Na Alemanha, outro dos países cujo banco central mais perdas sofreu no ano passado, o Tribunal de Contas alemão afirmou que o Bundesbank poderia necessitar de um resgate do orçamento de Estado para cobrir os seus prejuízos. Mas o presidente do banco central, Joachim Nagel, disse que planeava contabilizar perdas como lucros futuros, como fez da última vez que teve perdas, na década de 1970.
Na mesma linha, o BCE fez saber que espera registar novas perdas depois de esgotar os restantes 6,6 mil milhões de euros de provisões para perdas e encargos que tinha no seu balanço, mas que quaisquer perdas seriam também reportadas contra lucros futuros, evitando qualquer necessidade de recapitalização.
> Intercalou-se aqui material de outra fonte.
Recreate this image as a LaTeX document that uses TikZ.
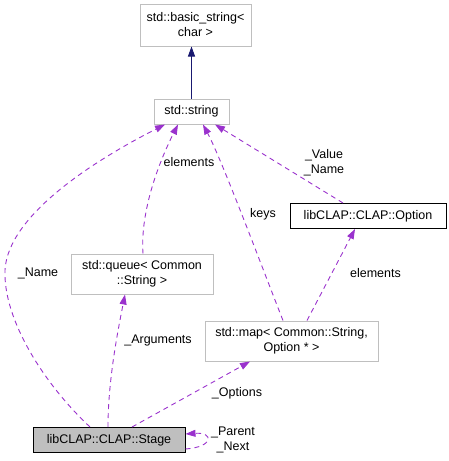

Assim sendo, fruto desta política desastrosa de aumento da taxa de juros e da enviesada decisão de remunerar com ela todas as reservas excedentárias dos bancos privados, os lucros que eram remetidos pelos bancos centrais aos tesouros nacionais volatilizaram-se, estando os dos próximos anos comprometidos.
A banca privada lucrou, o orçamento público minguou.
Mas, ainda mais grave, e sustentada em investigação como a produzida por Ricardo Reis, a ameaça de sobrecarregar os orçamentos de Estado com os montantes perdidos pelos bancos centrais a favor dos bancos privados, continuará a pairar sobre as contas públicas e servirá como mais uma forma de condicionar a política orçamental de Estados cada vez menos soberanos.
No Reino Unido, já está a ser feito. O governo de direita usa, sem necessitar, o Tesouro para pagar o prejuízo do Banco de Inglaterra e, seguidamente, também usa o resultante défice do orçamento de Estado para afirmar que não há dinheiro e justificar os seus ataques ao Serviço Nacional de Saúde e às demais funções sociais do Estado.
Suponho que é a isto que o status quo chama independência dos bancos centrais; no próximo dia 10 é mesmo necessário votar à esquerda e, sobretudo, nos partidos que questionam este estado de coisas.